STUDIES OF TISSUE MAINTENANCE : I. THE CHANGES WITH DIMINISHED BLOOD BULK



Peyton Rous M.D.1 and H. P. Gilding B.M., B.Ch.1

1 From the Laboratories of The Rockefeller Institute for Medical Research

The spread through the living animal of various highly diffusible dyes has been utilized as an indicator of the ability of the circulation to serve the tissues under various conditions. The method is direct and searching. Blood service to the viscera, as demonstrated by it, is normally far more profuse than to the skin and muscles, for evident physiological reasons. After hemorrhages which greatly reduce the blood bulk service to the viscera is in general still well maintained even though the animal be in extremis. However great the compensatory contraction of the splanchnic vessels may be,—and physiologists have long supposed it to be very great,—it certainly does not suffice to hinder blood service anywhere in the digestive tract. On the other hand the service to certain unessential abdominal organs (spleen, omentum, urinary bladder) is cut off in large part or wholly; and in comparison with the essential viscera, the skin and most of the skeletal muscles of the bled animal are largely deprived of circulation. This neglect takes a curious form, some regions being still fairly served by the blood while others next them are no longer ministered to. In the skin the areas served, or not served, are highly irregular but are to some extent determined in situation by local pressure factors. Within the muscles the neglect is orderly in arrangement and is largely referable to compensatory vaso-constriction.
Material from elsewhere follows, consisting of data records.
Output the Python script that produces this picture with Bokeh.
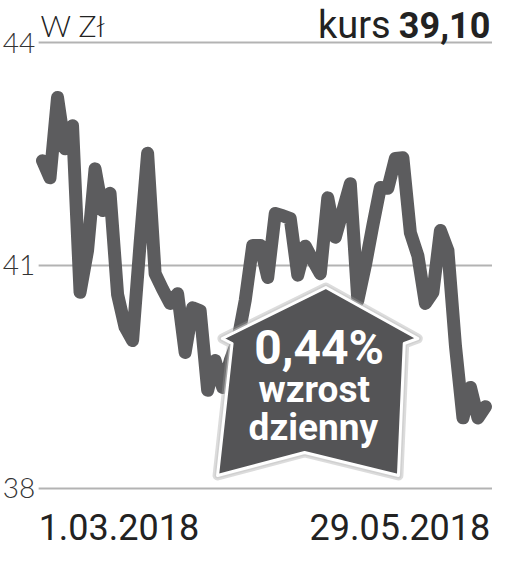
from bokeh.plotting import figure
from bokeh.models import Range1d
from bokeh.core.properties import value
from bokeh.embed import file_html
from bokeh.resources import INLINE

# ---- data ----
prices = [42.41, 42.18, 43.26, 42.57, 42.88, 40.64, 41.20, 42.30, 41.74, 41.97,
          40.61, 40.17, 39.99, 41.30, 42.51, 40.89, 40.68, 40.49, 40.62, 39.83,
          40.43, 40.39, 39.32, 39.72, 39.36, 39.72, 39.99, 40.53, 41.27, 41.27,
          40.84, 41.70, 41.67, 41.63, 40.87, 41.26, 41.07, 40.89, 41.91, 41.38,
          41.74, 42.10, 40.53, 41.00, 41.54, 42.05, 42.04, 42.44, 42.45, 41.44,
          41.13, 40.49, 40.64, 41.47, 41.20, 39.92, 38.95, 39.36, 38.95, 39.10]
days = list(range(len(prices)))
y_ticks = [38, 41, 44]
y_tick_labels = ["38", "41", "44"]
date_labels = ["1.03.2018", "29.05.2018"]
unit_label = "W Zł"
kurs_label = "kurs"
kurs_value = "39,10"
change_lines = ["0,44%", "wzrost", "dzienny"]

# ---- layout helpers (reference pixel positions -> data space) ----
W, H = 492, 548
X0, DX = 42.0, 7.508   # canvas x of first day, px per day


def rx(px):
    return (px - 44) / 7.7627


def ry(py):
    return 44 - (py - 42) / 74.33


p = figure(width=W, height=H, output_backend="svg", toolbar_location=None,
           x_range=Range1d(-X0 / DX, (W - X0) / DX),
           y_range=Range1d(ry(H), ry(0)),
           min_border=0, outline_line_color=None)
p.xaxis.visible = False
p.yaxis.visible = False
p.xgrid.visible = False
p.ygrid.visible = False
p.background_fill_color = "white"

# grid lines
p.segment(x0=[rx(40)] * len(y_ticks), x1=[(W - X0) / DX] * len(y_ticks),
          y0=y_ticks, y1=y_ticks, line_color="#b3b3b3", line_width=2)

# price line
p.line(days, prices, line_color="#5c5c5e", line_width=13,
       line_join="round", line_cap="round")

# arrow badge
arrow_px = [(337, 287), (432, 338), (418, 343), (412, 475), (315, 452),
            (225, 475), (240, 343), (230, 338)]
ax = [rx(a) for a, b in arrow_px]
ay = [ry(b) for a, b in arrow_px]
p.patch(ax, ay, fill_color=None, line_color="#9a9a9a", line_width=10,
        line_alpha=0.35, line_join="round")
p.patch(ax, ay, fill_color=None, line_color="#c8c8c8", line_width=6,
        line_alpha=0.6, line_join="round")
p.patch(ax, ay, fill_color="#545456", line_color="white", line_width=3,
        line_join="round")

bold = value("Roboto")
p.text(x=[rx(330)], y=[ry(347)], text=[change_lines[0]],
       text_font=bold, text_font_style="bold", text_font_size="48px",
       text_color="white", text_align="center", text_baseline="middle")
p.text(x=[rx(325), rx(324)], y=[ry(389), ry(427)],
       text=change_lines[1:], text_font=bold, text_font_style="bold",
       text_font_size="37px", text_color="white", text_align="center",
       text_baseline="middle")

# y tick labels
p.text(x=[rx(3)] * 3, y=y_ticks, text=y_tick_labels,
       text_font=value("Lato Light"), text_font_size="28px",
       text_color="#333333", text_align="left", text_baseline="middle")

# header
p.text(x=[rx(42)], y=[ry(24)], text=[unit_label],
       text_font=value("Lato Light"), text_font_size="30px",
       text_color="#222222", text_align="left", text_baseline="middle")
p.text(x=[rx(404)], y=[ry(24)], text=[kurs_label],
       text_font=value("Roboto"), text_font_size="38px",
       text_color="#222222", text_align="right", text_baseline="middle")
p.text(x=[rx(507)], y=[ry(24)], text=[kurs_value],
       text_font=value("Roboto"), text_font_style="bold", text_font_size="36px",
       text_color="#222222", text_align="right", text_baseline="middle")

# date labels
p.text(x=[rx(40), rx(507)], y=[ry(526)] * 2, text=date_labels,
       text_font=value("Roboto"), text_font_size="36px", text_color="#222222",
       text_align=["left", "right"], text_baseline="middle")

open("out.html", "w").write(file_html(p, INLINE))
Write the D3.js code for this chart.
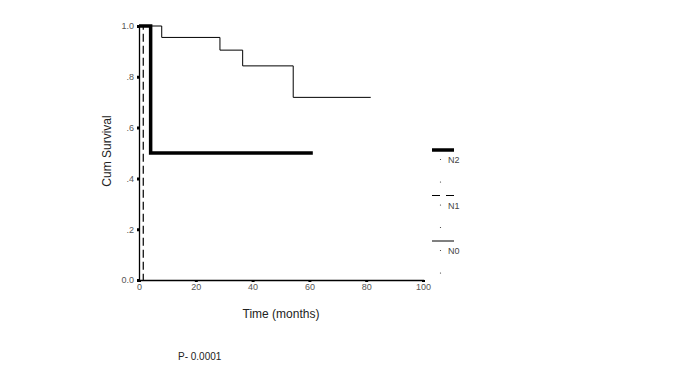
<!DOCTYPE html>
<html>
<head>
<meta charset="utf-8">
<script src="https://cdn.jsdelivr.net/npm/d3@7"></script>
<style>
  body { margin: 0; background: #fff; }
  text { font-family: "Liberation Sans", Arial, sans-serif; }
</style>
</head>
<body>
<main></main>
<script>
// tamaño
const w = 682, h = 377;

// datos (escalones de Kaplan-Meier)
const n0Time = [0, 8, 28.5, 36.5, 54.3, 81.6];
const n0Surv = [1.0, 0.955, 0.905, 0.843, 0.719, 0.719];
const n1Time = [0, 1.5, 1.5];
const n1Surv = [1.0, 1.0, 0.0];
const n2Time = [0, 4.1, 61.2];
const n2Surv = [1.0, 0.5, 0.5];

const xTicks = [0, 20, 40, 60, 80, 100];
const yTicks = [0, 0.2, 0.4, 0.6, 0.8, 1.0];
const yTickLabels = ['0.0', '.2', '.4', '.6', '.8', '1.0'];
const legendLabels = ['N2', 'N1', 'N0'];

var svg = d3.select('main')
    .append('svg')
    .attr('width', w)
    .attr('height', h);

const x = d3.scaleLinear().domain([0, 100]).range([139, 423]);
const y = d3.scaleLinear().domain([0, 1]).range([280, 26]);

// ejes
const ejeX = svg.append('g').attr('transform', 'translate(0,280)')
    .call(d3.axisBottom(x).tickValues(xTicks).tickSize(2).tickPadding(2));
const ejeY = svg.append('g').attr('transform', 'translate(139,0)')
    .call(d3.axisLeft(y).tickValues(yTicks).tickSize(2).tickPadding(3)
        .tickFormat((d, i) => yTickLabels[i]));

[ejeX, ejeY].forEach(g => {
    g.select('.domain').attr('stroke', '#000').attr('stroke-width', 1.3);
    g.selectAll('.tick line').attr('stroke', '#000').attr('stroke-width', 3);
    g.selectAll('.tick text').attr('fill', '#555').style('font-size', '9px');
});

// curvas
const linea = d3.line()
    .x(d => x(d[0]))
    .y(d => y(d[1]))
    .curve(d3.curveStepAfter);

function pares(t, s) { return t.map((v, i) => [v, s[i]]); }

svg.append('path')
    .attr('d', linea(pares(n0Time, n0Surv)))
    .attr('fill', 'none').attr('stroke', '#000').attr('stroke-width', 1);

svg.append('path')
    .attr('d', linea(pares(n1Time, n1Surv)))
    .attr('fill', 'none').attr('stroke', '#000').attr('stroke-width', 1.2)
    .attr('stroke-dasharray', '8,4');

svg.append('path')
    .attr('d', linea(pares(n2Time, n2Surv)))
    .attr('fill', 'none').attr('stroke', '#000').attr('stroke-width', 3.5);

// titulos
svg.append('text')
    .attr('x', 281).attr('y', 318)
    .attr('text-anchor', 'middle')
    .style('font-size', '12px')
    .attr('fill', '#222')
    .text('Time (months)');

svg.append('text')
    .attr('transform', 'translate(111,151) rotate(-90)')
    .attr('text-anchor', 'middle')
    .style('font-size', '12px')
    .attr('fill', '#222')
    .text('Cum Survival');

svg.append('text')
    .attr('x', 178).attr('y', 360)
    .style('font-size', '10px')
    .attr('fill', '#222')
    .text('P- 0.0001');

// leyenda
const estilos = [
    { ancho: 3.5, guion: null },
    { ancho: 1, guion: '8,6' },
    { ancho: 1, guion: null }
];
const leyenda = svg.append('g').attr('transform', 'translate(432,150)');
legendLabels.forEach((lab, i) => {
    const g = leyenda.append('g').attr('transform', `translate(0,${i * 45.5})`);
    g.append('line')
        .attr('x1', 0).attr('x2', 22)
        .attr('stroke', '#000')
        .attr('stroke-width', estilos[i].ancho)
        .attr('stroke-dasharray', estilos[i].guion);
    g.append('circle').attr('cx', 8.5).attr('cy', 9.5).attr('r', 0.6).attr('fill', '#333');
    g.append('text')
        .attr('x', 16).attr('y', 13)
        .style('font-size', '9px')
        .attr('fill', '#444')
        .text(lab);
    g.append('circle').attr('cx', 8.5).attr('cy', 32).attr('r', 0.6).attr('fill', '#333');
});
</script>
</body>
</html>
Certain of the muscles, those used in respiration and in swallowing, furnish significant exceptions to the general rule, being excellently served despite the serious general state. The red bone marrow of the depleted organism continues to be well served by the blood even though situated in limbs that are, for the rest, almost devoid of a circulation. The pregnant uterus also is excellently maintained despite the serious general state.

The changes are such as would tend to conserve the forces of the depleted organism and to contribute to its recovery.